Built-In System Logs
These are great for troubleshooting issues that happened in the most recent run as well as analyzing execution statistics. They have the distinct advantage of working out of the box, and require little or no set up to utilize. These logs have the disadvantage of capturing only run statistics. They can be administered in terms of their verbosity, retention and maybe target storage location, but the logs generally are not configured to capture individual data values and cannot be used by future runs.
Run History Logs
This type of logging is typically implemented in the database with an execution log table. At a minimum, each package that pulls data into the environment should insert a record into the table where start time, end time, and status can all be tracked.
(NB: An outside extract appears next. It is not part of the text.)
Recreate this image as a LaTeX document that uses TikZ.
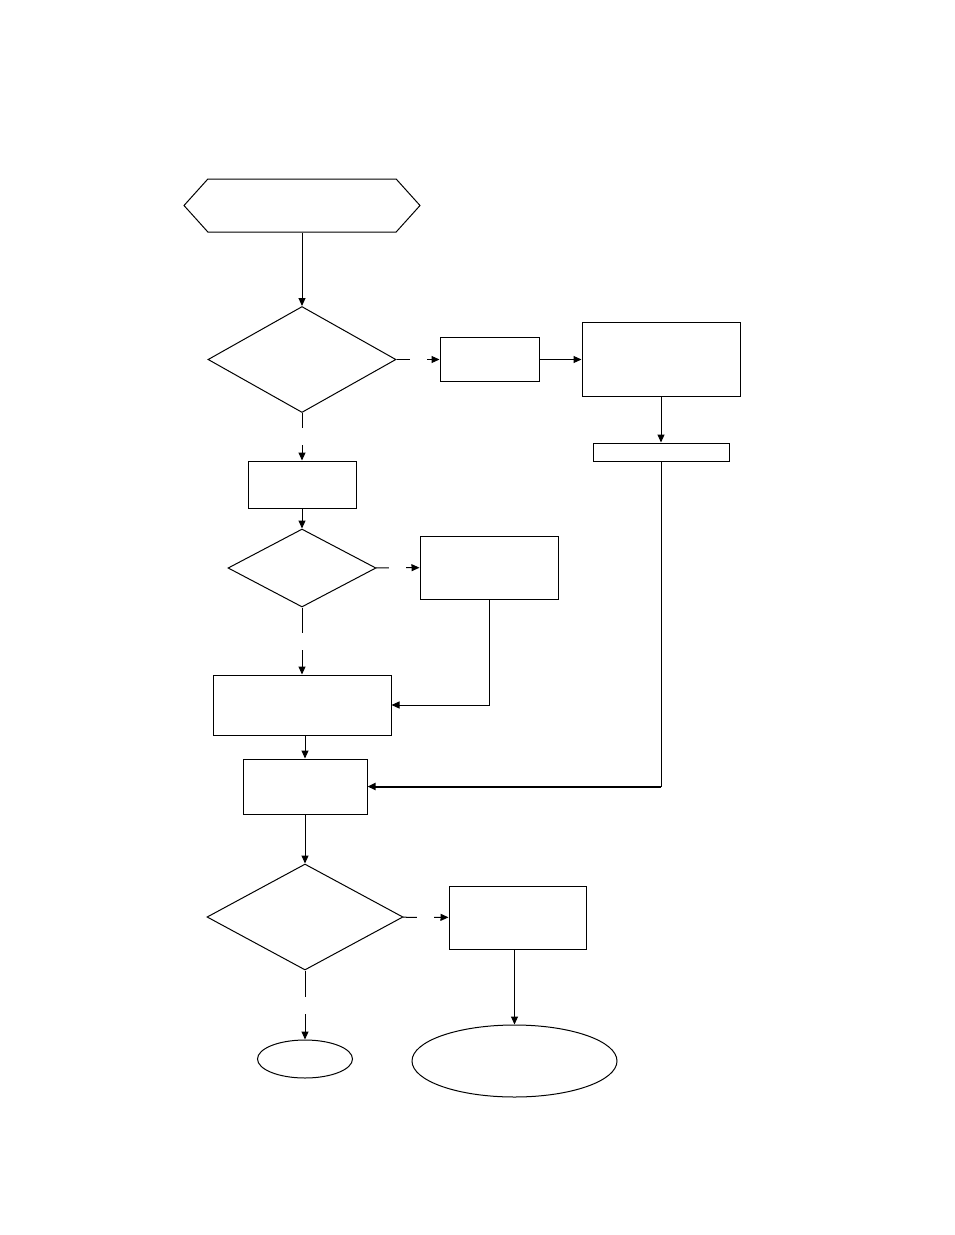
\documentclass[tikz,border=0pt]{standalone}
\usetikzlibrary{shapes.geometric,shapes.symbols,arrows.meta}
\begin{document}
\begin{tikzpicture}[x=1pt,y=-1pt,
 decision/.style={draw,diamond,inner sep=0pt},
 block/.style={draw,rectangle,inner sep=0pt},
 terminal/.style={draw,ellipse,inner sep=0pt},
 prep/.style={draw,signal,signal to=west and east,signal pointer angle=96,inner sep=0pt},
 gap/.style={fill=white,inner sep=0pt,minimum size=17pt},
 line width=1pt,>={Triangle[length=8pt,width=7pt]}]
\useasboundingbox (0,0) rectangle (954,1235);
\node[prep,minimum width=236pt,minimum height=53pt] (start) at (302,205.5) {};
\node[decision,minimum width=188pt,minimum height=106pt] (check1) at (302,359.5) {};
\node[block,minimum width=99pt,minimum height=44pt] (boxa) at (489.5,359.5) {};
\node[block,minimum width=158pt,minimum height=74pt] (boxb) at (661,359.5) {};
\node[block,minimum width=136pt,minimum height=18pt] (boxc) at (661,452) {};
\node[block,minimum width=108pt,minimum height=47pt] (boxd) at (302,484.5) {};
\node[decision,minimum width=148pt,minimum height=78pt] (check2) at (302,568) {};
\node[block,minimum width=138pt,minimum height=63pt] (boxe) at (489,567.5) {};
\node[block,minimum width=178pt,minimum height=60pt] (boxg) at (302,705) {};
\node[block,minimum width=124pt,minimum height=55pt] (boxf) at (305,786.5) {};
\node[decision,minimum width=196pt,minimum height=106pt] (check3) at (305,917) {};
\node[block,minimum width=137pt,minimum height=63pt] (boxh) at (517.5,917.5) {};
\node[terminal,minimum width=95pt,minimum height=38pt] (end1) at (305,1059) {};
\node[terminal,minimum width=205pt,minimum height=72pt] (end2) at (514.5,1061) {};
% top row
\draw[->] (start) -- (check1);
\draw[->] (check1) -- node[gap] {} (boxa);
\draw[->] (boxa) -- (boxb);
\draw[->] (boxb) -- (boxc);
\coordinate (turn) at (boxc.south |- boxf.east);
\draw (boxc) -- (turn);
\draw[->,line width=2pt] (turn) -- (boxf);
% middle
\draw[->] (check1) -- node[gap] {} (boxd);
\draw[->] (boxd) -- (check2);
\draw[->] (check2) -- node[gap] {} (boxe);
\draw[->] (boxe.south) |- (boxg.east);
\draw[->] (check2) -- node[gap] {} (boxg);
\draw[->] (boxg.south -| boxf) -- (boxf);
% bottom
\draw[->] (boxf) -- (check3);
\draw[->] (check3) -- node[gap] {} (boxh);
\draw[->] (end2.north |- boxh.south) -- (end2);
\draw[->] (check3) -- node[gap] {} (end1);
\end{tikzpicture}
\end{document}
The table may also save off the number of source records pulled, target inserts, target updates and target deletes. In conjunction with the log table, record tagging can be implemented. Just put a column in your target table to reference the execution log and suddenly you can identify the process that inserted or last updated each record. This is very useful if you find out that an upstream system was producing bad data at some point in time. You can query the execution log for the processes that ran during that timeframe, and join to the target table based on the log id. Once this is accomplished, remediation becomes potentially much easier.
Logging is also essential for capturing errors. If you have a lookup that must return an id for a given natural key but doesn't return anything or a field that must convert to an integer but has non-numeric data… somebody needs to be notified. In these cases you can set up a log to capture the errors. The log can be implemented as a destination after the transformation, as an "on error" event, or as a rejected row at the target that writes to a file. There are various options, some depending on the specific ETL tool. The log itself can be table or flat file based. If a table is used, it can be customized to allow other processes to utilize the error records. For example, if you have a stage table that stores one day of transactions and loads them to a fact table. If the lookup for a specific customer id fails, you can set up the stage process to not remove transactions for that customer id from stage until the issue is resolved. Regardless of what gets captured in the error log, don't just scrap the records, save the details that will be needed to find the cause and fix it!
Email can also be a useful form of logging. An ETL package can send notifications when it starts, finishes, runs too long, generates errors or pulls record counts outside or a predefined range. However, this form of notification should generally only be implemented where action is required upon receipt of the email. Setting up a distribution list and assigning responsibilities for responding to the content of the email are crucial tasks when implementing this method. If the email does not require action or if roles are not defined, stakeholders will quickly learn to treat the emails as spam. So, to realize the potential of email logging, remember to account for the human element. Try not to fill people's inboxes with more automated messages than necessary. However, when used correctly, email notification is an often required and incredibly helpful tool.
Notice, not all methods of logging are necessarily required, but they can all contribute to the overall success of an ETL solution.